There are a lot of people who are very quick to jump up and say "Amen" at this proposition. Most of these are the "nodders" from the congregation who think sending as many of our own congregants to do service projects is the definition of what Jesus commands us to do. Another group who has a similar reaction to service trips are those who have gone on a trip that they really enjoyed because they liked what they did, liked the people they went with and liked how they felt about themselves when they came back.

Modern liberal Christian thought has told us this is wrong. In many ways, they've hit a good nerve. Many churches and schools spend literally thousands of dollars per person to send laity overseas for a week at a time. They come back with the impression that they've changed the world, ebbed closer to their salvation and gained the right to tell every person within five feet of them about every aspect of the trip. The reality, as the pundits point out, is that often times these people do little to no good, sometimes even hurting the ministry that they go to help because of something an immature Christian says, displaying an inconsistent lifestyle and simply acting on general bias with an imperialistic notion. Hey! We're the cocky Americans here to help you because you're mostly worthless, on our own terms. People generally get indignant or repentant when shown the errors of their ways here. Okay, we're the bad guys, we get it.

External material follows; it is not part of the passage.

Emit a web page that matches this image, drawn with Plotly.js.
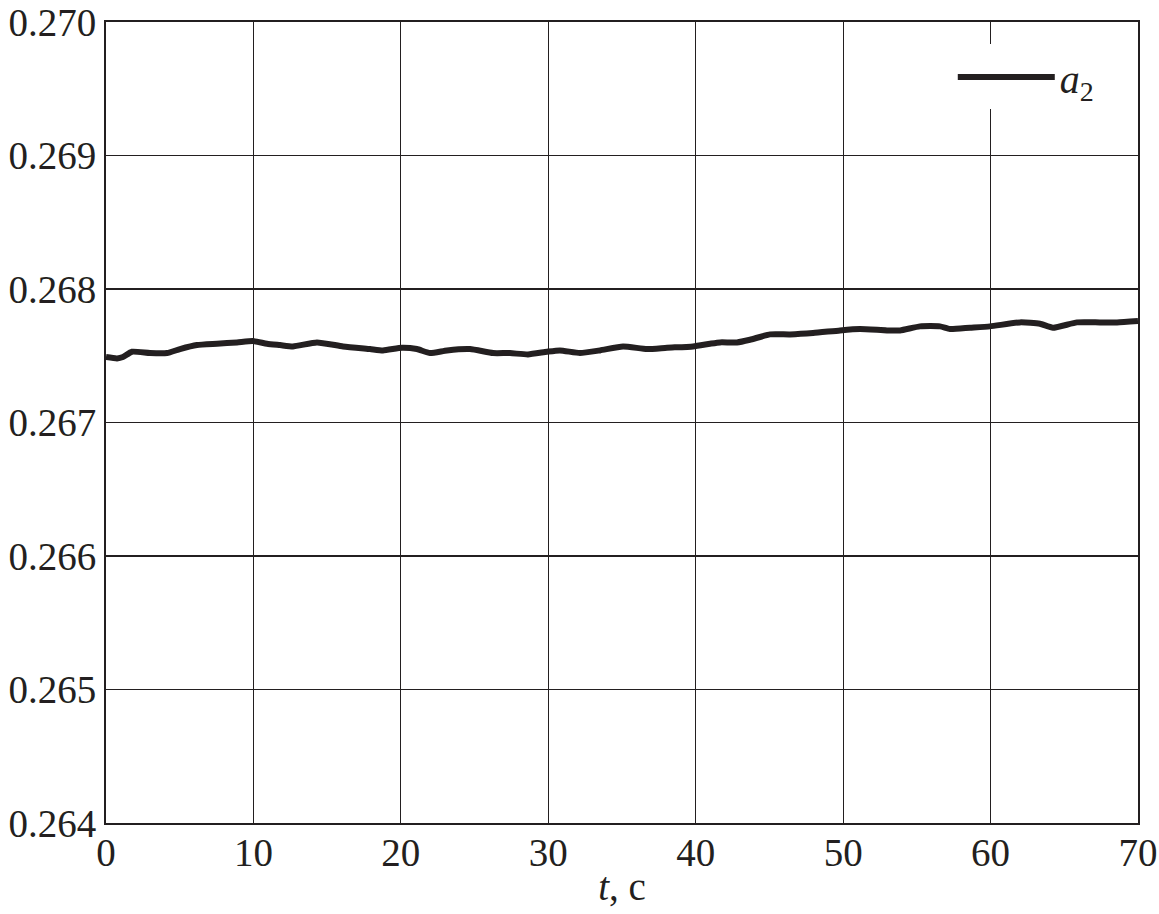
<!DOCTYPE html>
<html>
<head>
<meta charset="utf-8">
<script src="https://cdn.plot.ly/plotly-3.0.1.min.js"></script>
<style>html,body{margin:0;padding:0;background:#fff;}#chart{width:1159px;height:914px;}</style>
</head>
<body>
<div id="chart"></div>
<script>
var timeS = [0, 0.75, 1.15, 1.76, 2.98, 4.14, 5.02, 6.17, 7.53, 8.89, 9.97, 10.92, 11.8, 12.68, 14.31, 16.08, 17.91, 18.79, 20.08, 21.09, 21.98, 23.13, 24.69, 26.25, 27.4, 28.62, 29.91, 30.79, 32.15, 33.51, 35.07, 36.7, 38.05, 39.82, 40.97, 41.65, 42.8, 43.68, 45.04, 46.4, 47.96, 49.79, 51.14, 52.97, 53.86, 55.21, 56.57, 57.25, 58.6, 59.96, 62.0, 63.35, 64.23, 65.86, 67.42, 68.58, 70.0];
var a2 = [0.26749, 0.26748, 0.26749, 0.26753, 0.26752, 0.26752, 0.26755, 0.26758, 0.26759, 0.2676, 0.26761, 0.26759, 0.26758, 0.26757, 0.2676, 0.26757, 0.26755, 0.26754, 0.26756, 0.26755, 0.26752, 0.26754, 0.26755, 0.26752, 0.26752, 0.26751, 0.26753, 0.26754, 0.26752, 0.26754, 0.26757, 0.26755, 0.26756, 0.26757, 0.26759, 0.2676, 0.2676, 0.26762, 0.26766, 0.26766, 0.26767, 0.26769, 0.2677, 0.26769, 0.26769, 0.26772, 0.26772, 0.2677, 0.26771, 0.26772, 0.26775, 0.26774, 0.26771, 0.26775, 0.26775, 0.26775, 0.26776];
var seriesName = "<i>a</i><sub>2</sub>";
var xTitle = "<i>t</i>, с";

var font = "Liberation Serif, Times New Roman, serif";
var ink = "#231f20";
var trace = {
  x: timeS, y: a2, type: "scatter", mode: "lines", name: seriesName,
  line: {color: ink, width: 6, shape: "spline", smoothing: 0.5}
};
var layout = {
  width: 1159, height: 914,
  margin: {l: 106, r: 21, t: 22, b: 91},
  paper_bgcolor: "#fff", plot_bgcolor: "#fff",
  font: {family: font, size: 39, color: ink},
  showlegend: true,
  legend: {
    x: 0.962, y: 0.972, xanchor: "right", yanchor: "top",
    bgcolor: "#fff", borderwidth: 0, itemwidth: 97,
    font: {family: font, size: 40, color: ink}
  },
  xaxis: {
    range: [0, 70], dtick: 10, tick0: 0,
    showgrid: true, gridcolor: ink, gridwidth: 1.2,
    showline: true, linecolor: ink, linewidth: 2, mirror: true,
    zeroline: false, ticks: "", ticklen: 0, ticklabelstandoff: -6,
    tickfont: {family: font, size: 39, color: ink},
    title: {text: xTitle, font: {family: font, size: 39, color: ink}, standoff: 0}
  },
  yaxis: {
    range: [0.264, 0.270], dtick: 0.001, tick0: 0.264, tickformat: ".3f",
    showgrid: true, gridcolor: ink, gridwidth: 1.2,
    showline: true, linecolor: ink, linewidth: 2, mirror: true,
    zeroline: false, ticks: "", ticklen: 0,
    tickfont: {family: font, size: 39, color: ink}
  }
};
Plotly.newPlot("chart", [trace], layout, {displayModeBar: false, staticPlot: true});
</script>
</body>
</html>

Lets consider the other side of this for just a minute. On the one hand, yes, ministry would be FAR more effective if we took all the money we spent on our own lavish service/vacation projects as North Americans and gave it to indigenous missionaries/aid workers who are culturally sensitive and work for lasting change without bigot abrasiveness we often bring. However, if you think that indigenous missionaries would automatically get the same amount of cash as teenagers doing a carwash to go themselves, you're wrong. People give for various reasons. Among them are good things like a heart for missions, a care for others and a servant spirit, but also among them are things like reactions to a real and present service team, emotional first-person reports afterwards, and a general guilt about not helping out the service trip as much as everyone else in the pew around you.

But, there are also ministry opportunities where outsiders can do the work more effectively and more efficiently than the local staff. Take the current situation in the Gulf Coast region. There are many, many opportunities for work, and nearly no one who is willing to put their hands to work. Those who are there are overwhelmed, untrained, and hopeless about their situation. The cost of labor for bringing in a contractor paid for by a church in Kansas IS less effective than bringing in a team that can and will do the work of drywalling, stilt-setting, roofing and painting (granted, this does not refer to the inevitable tendency of high schoolers to paint eachother during service trips...ugh). The fact is that you can put a team down there, including travel costs, for cheaper than the cost of bringing in a contractor, plumber, painter, roofer, drywaller, etc.

This is a basic economics concept known as opportunity cost. It refers to what one has to give up in order to accomplish a goal. This could be money, but it could also refer to time and other resources.

A month ago at a fundraiser, a random homeless guy showed up at our church who had been hitchhiking around the country and read about our fundraiser in the paper. He came just to encourage in what we were doing because "kids need to see what is out there". I can stomache that. What's harder for me to stomache is everyone who says that we need to give people a "heart for missions", which means that we turn them in to mission trip addicts, often ones that need to get bigger and better every year to feed this "heart". What would the church's mission program concept look like if we considered the opportunity cost of what we do before going in on a trip rather than going "because it sounds fun" or "because we can help other people (as if they're the main beneficiaries of our trips". And when we realize that cost, are we willing to be efficient, responsible servants in our mission trip planning?